OBAMA REACTS...... Donald Trump pulls out of the Paris climate agreement

hehehehe.....Keeping true to his campaign promise of puling out of the Paris Climate Agreement, US President, Donald Trump has just made the announcement. At an event at the White House Rose Garden this evening, Trump said, 
'I don’t want anything to get in our way, Therefore, in order to fulfill my solemn duty to protect America, the United States will withdraw from the Paris climate accord, but begin negotiations to reenter either the Paris accord or an entirely new transaction on terms that are fair to the United States. So we’re getting out but we’ll start to negotiate and we’ll see if we can make a deal that’s fair.’
A lot of analysts and experts believe it's a bad move to pull out of the agreement but Trump says,
'as someone who cares deeply about the environment, as I do, I cannot in good conscience support a deal which harms the United States, which it does'.
Former US president, Barack Obama has issued a statement expressing his disappointment in Donald Trump for pulling out of the Paris Climate Agreement.
Obama accused Trump of “rejecting the future” by pulling out of the Paris climate deal saying, 'this Administration joins a small handful of nations that reject the future.”
At the moment, 194 countries including Nigeria still remain in the agreement while US joins Syria and Nicaragua as one of the three countries not in the Paris climate agreement.  
Read the full statement from Obama below...
A year and a half ago, the world came together in Paris around the first-ever global agreement to set the world on a low-carbon course and protect the world we leave to our children.  
It was steady, principled American leadership on the world stage that made that achievement possible.  It was bold American ambition that encouraged dozens of other nations to set their sights higher as well.  And what made that leadership and ambition possible was America’s private innovation and public investment in growing industries like wind and solar – industries that created some of the fastest new streams of good-paying jobs in recent years, and contributed to the longest streak of job creation in our history.

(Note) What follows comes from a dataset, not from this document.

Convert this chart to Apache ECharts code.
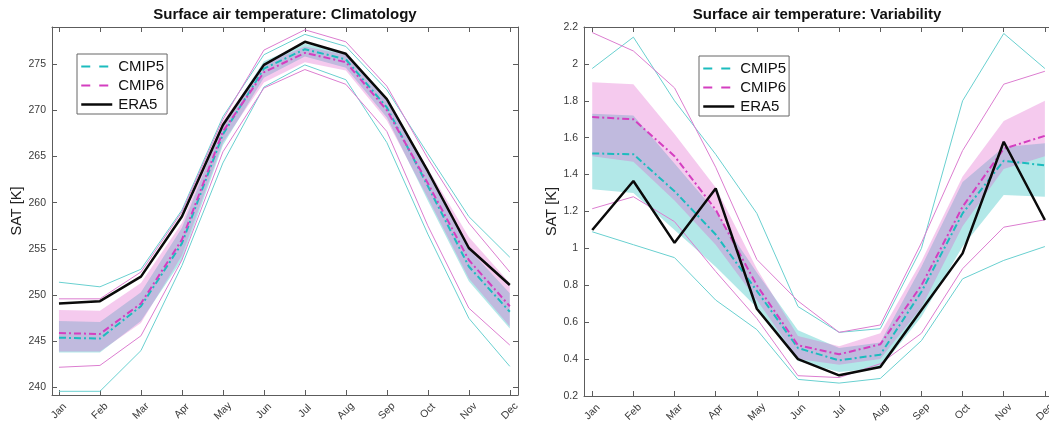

Simply put, the private sector already chose a low-carbon future.  And for the nations that committed themselves to that future, the Paris Agreement opened the floodgates for businesses, scientists, and engineers to unleash high-tech, low-carbon investment and innovation on an unprecedented scale.  The nations that remain in the Paris Agreement will be the nations that reap the benefits in jobs and industries created.  
I believe the United States of America should be at the front of the pack.  But even in the absence of American leadership; even as this Administration joins a small handful of nations that reject the future; I’m confident that our states, cities, and businesses will step up and do even more to lead the way, and help protect for future generations the one planet we’ve got.